> [Problem description]:
Set the listing down again in full, word for word, with the pictures left out.

── Input data

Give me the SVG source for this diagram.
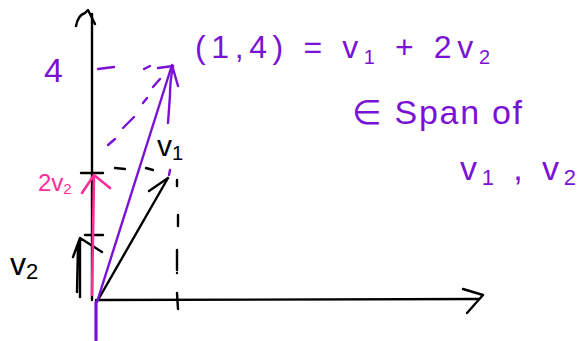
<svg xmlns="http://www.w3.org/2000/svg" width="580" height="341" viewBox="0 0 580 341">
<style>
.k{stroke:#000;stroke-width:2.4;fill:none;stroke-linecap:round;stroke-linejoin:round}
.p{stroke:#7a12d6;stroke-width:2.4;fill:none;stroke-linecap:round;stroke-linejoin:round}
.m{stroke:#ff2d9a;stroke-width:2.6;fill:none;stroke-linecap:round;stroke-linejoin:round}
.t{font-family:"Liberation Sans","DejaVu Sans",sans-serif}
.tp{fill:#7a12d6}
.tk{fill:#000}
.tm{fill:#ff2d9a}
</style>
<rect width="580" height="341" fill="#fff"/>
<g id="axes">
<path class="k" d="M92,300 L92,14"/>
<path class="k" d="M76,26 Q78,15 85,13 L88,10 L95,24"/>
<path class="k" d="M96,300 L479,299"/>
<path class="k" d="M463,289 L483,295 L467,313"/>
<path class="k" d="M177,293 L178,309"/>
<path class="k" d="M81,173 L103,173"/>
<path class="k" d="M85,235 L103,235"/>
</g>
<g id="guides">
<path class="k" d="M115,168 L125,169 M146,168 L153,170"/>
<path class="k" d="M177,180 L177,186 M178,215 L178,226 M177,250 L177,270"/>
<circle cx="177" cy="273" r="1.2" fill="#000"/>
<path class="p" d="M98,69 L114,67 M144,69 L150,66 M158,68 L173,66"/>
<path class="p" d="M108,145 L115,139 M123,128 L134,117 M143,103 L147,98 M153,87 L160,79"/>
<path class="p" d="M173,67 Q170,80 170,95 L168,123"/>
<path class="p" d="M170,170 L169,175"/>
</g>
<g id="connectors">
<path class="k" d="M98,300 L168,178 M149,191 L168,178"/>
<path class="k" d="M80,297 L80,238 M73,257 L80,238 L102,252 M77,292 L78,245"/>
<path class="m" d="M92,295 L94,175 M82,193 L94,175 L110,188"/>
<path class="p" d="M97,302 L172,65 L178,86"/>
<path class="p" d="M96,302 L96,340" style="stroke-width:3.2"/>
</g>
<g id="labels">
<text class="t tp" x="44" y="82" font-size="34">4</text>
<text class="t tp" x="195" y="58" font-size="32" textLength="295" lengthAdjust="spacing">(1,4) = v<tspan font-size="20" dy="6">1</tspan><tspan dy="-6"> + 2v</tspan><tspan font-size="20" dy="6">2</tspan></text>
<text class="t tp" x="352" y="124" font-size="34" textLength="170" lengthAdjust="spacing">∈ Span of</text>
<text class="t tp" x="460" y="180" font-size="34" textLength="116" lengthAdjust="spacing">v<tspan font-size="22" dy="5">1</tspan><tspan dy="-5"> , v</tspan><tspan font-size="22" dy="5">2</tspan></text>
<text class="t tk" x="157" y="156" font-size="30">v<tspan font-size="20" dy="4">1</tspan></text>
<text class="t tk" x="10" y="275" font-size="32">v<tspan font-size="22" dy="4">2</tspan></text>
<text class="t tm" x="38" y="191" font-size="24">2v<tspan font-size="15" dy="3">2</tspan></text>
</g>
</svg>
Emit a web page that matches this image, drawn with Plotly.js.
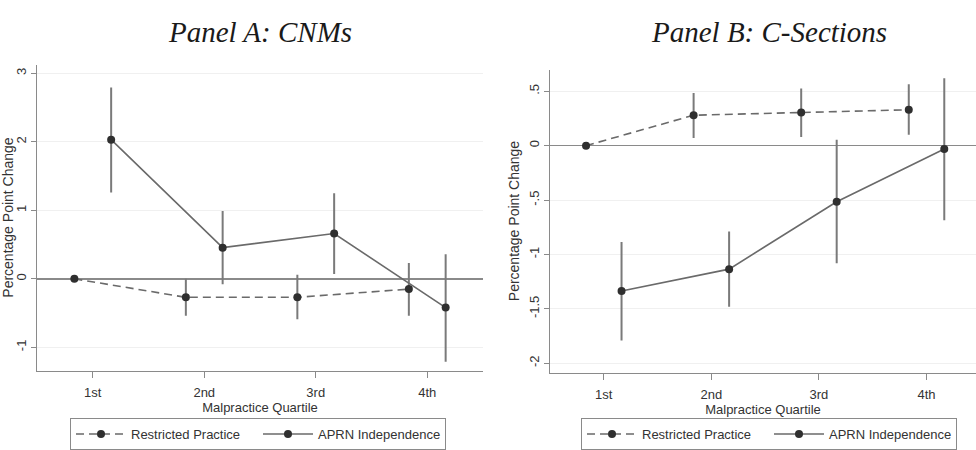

────

> [Response to this task]:
Give me the SVG source for this diagram.
<svg xmlns="http://www.w3.org/2000/svg" width="580" height="341" viewBox="0 0 580 341">
<style>
.k{stroke:#000;stroke-width:2.4;fill:none;stroke-linecap:round;stroke-linejoin:round}
.p{stroke:#7a12d6;stroke-width:2.4;fill:none;stroke-linecap:round;stroke-linejoin:round}
.m{stroke:#ff2d9a;stroke-width:2.6;fill:none;stroke-linecap:round;stroke-linejoin:round}
.t{font-family:"Liberation Sans","DejaVu Sans",sans-serif}
.tp{fill:#7a12d6}
.tk{fill:#000}
.tm{fill:#ff2d9a}
</style>
<rect width="580" height="341" fill="#fff"/>
<g id="axes">
<path class="k" d="M92,300 L92,14"/>
<path class="k" d="M76,26 Q78,15 85,13 L88,10 L95,24"/>
<path class="k" d="M96,300 L479,299"/>
<path class="k" d="M463,289 L483,295 L467,313"/>
<path class="k" d="M177,293 L178,309"/>
<path class="k" d="M81,173 L103,173"/>
<path class="k" d="M85,235 L103,235"/>
</g>
<g id="guides">
<path class="k" d="M115,168 L125,169 M146,168 L153,170"/>
<path class="k" d="M177,180 L177,186 M178,215 L178,226 M177,250 L177,270"/>
<circle cx="177" cy="273" r="1.2" fill="#000"/>
<path class="p" d="M98,69 L114,67 M144,69 L150,66 M158,68 L173,66"/>
<path class="p" d="M108,145 L115,139 M123,128 L134,117 M143,103 L147,98 M153,87 L160,79"/>
<path class="p" d="M173,67 Q170,80 170,95 L168,123"/>
<path class="p" d="M170,170 L169,175"/>
</g>
<g id="connectors">
<path class="k" d="M98,300 L168,178 M149,191 L168,178"/>
<path class="k" d="M80,297 L80,238 M73,257 L80,238 L102,252 M77,292 L78,245"/>
<path class="m" d="M92,295 L94,175 M82,193 L94,175 L110,188"/>
<path class="p" d="M97,302 L172,65 L178,86"/>
<path class="p" d="M96,302 L96,340" style="stroke-width:3.2"/>
</g>
<g id="labels">
<text class="t tp" x="44" y="82" font-size="34">4</text>
<text class="t tp" x="195" y="58" font-size="32" textLength="295" lengthAdjust="spacing">(1,4) = v<tspan font-size="20" dy="6">1</tspan><tspan dy="-6"> + 2v</tspan><tspan font-size="20" dy="6">2</tspan></text>
<text class="t tp" x="352" y="124" font-size="34" textLength="170" lengthAdjust="spacing">∈ Span of</text>
<text class="t tp" x="460" y="180" font-size="34" textLength="116" lengthAdjust="spacing">v<tspan font-size="22" dy="5">1</tspan><tspan dy="-5"> , v</tspan><tspan font-size="22" dy="5">2</tspan></text>
<text class="t tk" x="157" y="156" font-size="30">v<tspan font-size="20" dy="4">1</tspan></text>
<text class="t tk" x="10" y="275" font-size="32">v<tspan font-size="22" dy="4">2</tspan></text>
<text class="t tm" x="38" y="191" font-size="24">2v<tspan font-size="15" dy="3">2</tspan></text>
</g>
</svg>
Emit a web page that matches this image, drawn with Plotly.js.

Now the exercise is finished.